→ **GIVEN INSTRUCTION**
All of the data should be output character for character, except the pictures.

→ **DATA LINES**

--- Begin ---

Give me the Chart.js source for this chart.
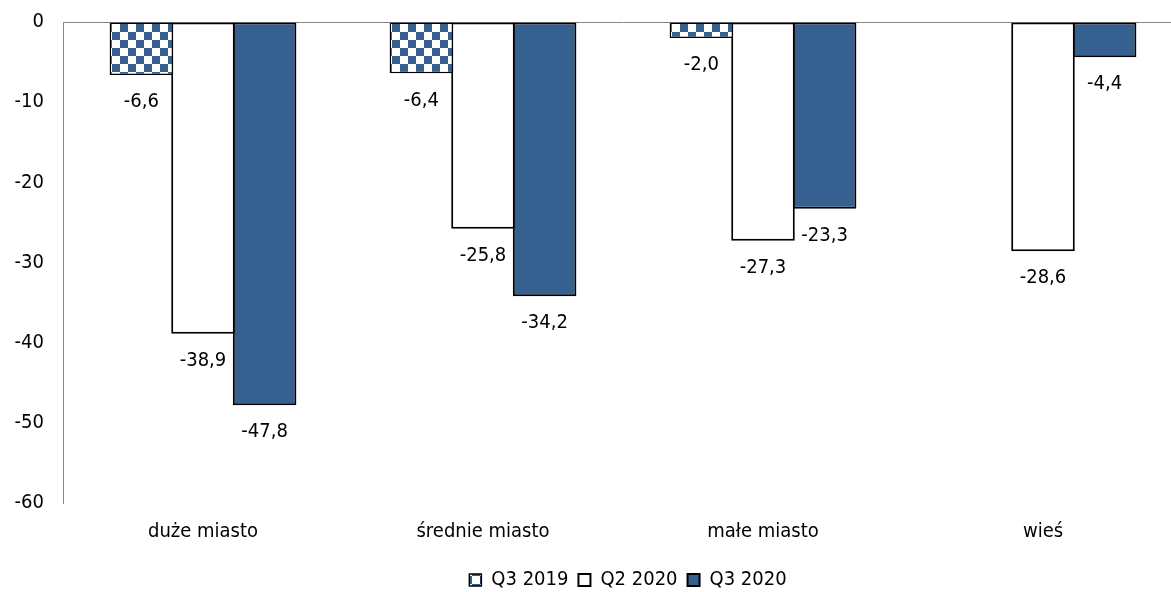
<!DOCTYPE html>
<html><head><meta charset="utf-8">
<script src="https://cdn.jsdelivr.net/npm/chart.js@4"></script>
<style>
html,body{margin:0;padding:0;overflow:hidden;background:#fff;}
#wrap{width:1183px;height:592px;position:relative;}
</style></head><body>
<div id="wrap"><canvas id="c"></canvas></div>
<script>
const categories = ['duże miasto', 'średnie miasto', 'małe miasto', 'wieś'];
const seriesNames = ['Q3 2019', 'Q2 2020', 'Q3 2020'];
const q3_2019 = [-6.6, -6.4, -2.0, null];
const q2_2020 = [-38.9, -25.8, -27.3, -28.6];
const q3_2020 = [-47.8, -34.2, -23.3, -4.4];
const yMin = -60, yMax = 0, yStep = 10;

const FONT = '"DejaVu Sans Condensed", "DejaVu Sans", sans-serif';
const BLUE = '#35608f';

function checker() {
  const c = document.createElement('canvas');
  c.width = 16; c.height = 16;
  const g = c.getContext('2d');
  g.fillStyle = '#fff'; g.fillRect(0, 0, 16, 16);
  g.fillStyle = BLUE; g.fillRect(0, 0, 8, 8); g.fillRect(8, 8, 8, 8);
  return g.createPattern(c, 'repeat');
}

Chart.defaults.font.family = FONT;
Chart.defaults.font.size = 20;
Chart.defaults.color = '#000';

const legendPos = {
  id: 'legendPos',
  afterLayout(chart) {
    const lg = chart.legend, ca = chart.chartArea;
    lg.left = ca.left + 5; lg.right = ca.right + 5; lg.width = ca.right - ca.left;
    const h = lg.height;
    lg.top = 580 - h / 2; lg.bottom = lg.top + h;
  }
};

const valueLabels = {
  id: 'valueLabels',
  afterDatasetsDraw(chart) {
    const ctx = chart.ctx;
    ctx.save();
    ctx.font = '20px ' + FONT;
    ctx.fillStyle = '#000';
    ctx.textAlign = 'center';
    ctx.textBaseline = 'middle';
    chart.data.datasets.forEach((ds, i) => {
      const meta = chart.getDatasetMeta(i);
      meta.data.forEach((el, j) => {
        const v = ds.data[j];
        if (v === null || v === undefined) return;
        ctx.fillText(v.toFixed(1).replace('.', ','), el.x, el.y + 27);
      });
    });
    ctx.restore();
  }
};

new Chart(document.getElementById('c'), {
  type: 'bar',
  data: {
    labels: categories,
    datasets: [
      { label: seriesNames[0], data: q3_2019, backgroundColor: checker(), borderColor: '#000', borderWidth: 1.5, borderSkipped: false },
      { label: seriesNames[1], data: q2_2020, backgroundColor: '#fff', borderColor: '#000', borderWidth: 2, borderSkipped: false },
      { label: seriesNames[2], data: q3_2020, backgroundColor: BLUE, borderColor: '#000', borderWidth: 2, borderSkipped: false }
    ]
  },
  options: {
    responsive: true,
    maintainAspectRatio: false,
    animation: false,
    datasets: { bar: { categoryPercentage: 0.66, barPercentage: 1.032 } },
    layout: { padding: { top: 22, left: 0, right: 0, bottom: 0 } },
    plugins: {
      tooltip: { enabled: false },
      legend: {
        position: 'bottom',
        labels: { boxWidth: 12, boxHeight: 12, padding: 10, font: { size: 20, family: FONT }, color: '#000' }
      }
    },
    scales: {
      x: {
        grid: { display: false },
        border: { display: false },
        ticks: { padding: 9, font: { size: 20 }, color: '#000' },
        afterFit(s) { s.height = 49; }
      },
      y: {
        min: yMin, max: yMax,
        grid: {
          drawTicks: false,
          color: ctx => (ctx.tick && ctx.tick.value === 0 ? '#868686' : 'rgba(0,0,0,0)'),
          lineWidth: 1
        },
        border: { display: true, color: '#868686', width: 1 },
        ticks: { stepSize: yStep, padding: 19, font: { size: 20 }, color: '#000', callback: v => String(v) },
        afterFit(s) { s.width = 63; s.paddingTop = 0; s.paddingBottom = 0; }
      }
    }
  },
  plugins: [legendPos, valueLabels]
});
</script>
</body></html>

--- End ---

→ **WRITTEN ANSWER**
Give me the Chart.js source for this chart.
<!DOCTYPE html>
<html><head><meta charset="utf-8">
<script src="https://cdn.jsdelivr.net/npm/chart.js@4"></script>
<style>
html,body{margin:0;padding:0;overflow:hidden;background:#fff;}
#wrap{width:1183px;height:592px;position:relative;}
</style></head><body>
<div id="wrap"><canvas id="c"></canvas></div>
<script>
const categories = ['duże miasto', 'średnie miasto', 'małe miasto', 'wieś'];
const seriesNames = ['Q3 2019', 'Q2 2020', 'Q3 2020'];
const q3_2019 = [-6.6, -6.4, -2.0, null];
const q2_2020 = [-38.9, -25.8, -27.3, -28.6];
const q3_2020 = [-47.8, -34.2, -23.3, -4.4];
const yMin = -60, yMax = 0, yStep = 10;

const FONT = '"DejaVu Sans Condensed", "DejaVu Sans", sans-serif';
const BLUE = '#35608f';

function checker() {
  const c = document.createElement('canvas');
  c.width = 16; c.height = 16;
  const g = c.getContext('2d');
  g.fillStyle = '#fff'; g.fillRect(0, 0, 16, 16);
  g.fillStyle = BLUE; g.fillRect(0, 0, 8, 8); g.fillRect(8, 8, 8, 8);
  return g.createPattern(c, 'repeat');
}

Chart.defaults.font.family = FONT;
Chart.defaults.font.size = 20;
Chart.defaults.color = '#000';

const legendPos = {
  id: 'legendPos',
  afterLayout(chart) {
    const lg = chart.legend, ca = chart.chartArea;
    lg.left = ca.left + 5; lg.right = ca.right + 5; lg.width = ca.right - ca.left;
    const h = lg.height;
    lg.top = 580 - h / 2; lg.bottom = lg.top + h;
  }
};

const valueLabels = {
  id: 'valueLabels',
  afterDatasetsDraw(chart) {
    const ctx = chart.ctx;
    ctx.save();
    ctx.font = '20px ' + FONT;
    ctx.fillStyle = '#000';
    ctx.textAlign = 'center';
    ctx.textBaseline = 'middle';
    chart.data.datasets.forEach((ds, i) => {
      const meta = chart.getDatasetMeta(i);
      meta.data.forEach((el, j) => {
        const v = ds.data[j];
        if (v === null || v === undefined) return;
        ctx.fillText(v.toFixed(1).replace('.', ','), el.x, el.y + 27);
      });
    });
    ctx.restore();
  }
};

new Chart(document.getElementById('c'), {
  type: 'bar',
  data: {
    labels: categories,
    datasets: [
      { label: seriesNames[0], data: q3_2019, backgroundColor: checker(), borderColor: '#000', borderWidth: 1.5, borderSkipped: false },
      { label: seriesNames[1], data: q2_2020, backgroundColor: '#fff', borderColor: '#000', borderWidth: 2, borderSkipped: false },
      { label: seriesNames[2], data: q3_2020, backgroundColor: BLUE, borderColor: '#000', borderWidth: 2, borderSkipped: false }
    ]
  },
  options: {
    responsive: true,
    maintainAspectRatio: false,
    animation: false,
    datasets: { bar: { categoryPercentage: 0.66, barPercentage: 1.032 } },
    layout: { padding: { top: 22, left: 0, right: 0, bottom: 0 } },
    plugins: {
      tooltip: { enabled: false },
      legend: {
        position: 'bottom',
        labels: { boxWidth: 12, boxHeight: 12, padding: 10, font: { size: 20, family: FONT }, color: '#000' }
      }
    },
    scales: {
      x: {
        grid: { display: false },
        border: { display: false },
        ticks: { padding: 9, font: { size: 20 }, color: '#000' },
        afterFit(s) { s.height = 49; }
      },
      y: {
        min: yMin, max: yMax,
        grid: {
          drawTicks: false,
          color: ctx => (ctx.tick && ctx.tick.value === 0 ? '#868686' : 'rgba(0,0,0,0)'),
          lineWidth: 1
        },
        border: { display: true, color: '#868686', width: 1 },
        ticks: { stepSize: yStep, padding: 19, font: { size: 20 }, color: '#000', callback: v => String(v) },
        afterFit(s) { s.width = 63; s.paddingTop = 0; s.paddingBottom = 0; }
      }
    }
  },
  plugins: [legendPos, valueLabels]
});
</script>
</body></html>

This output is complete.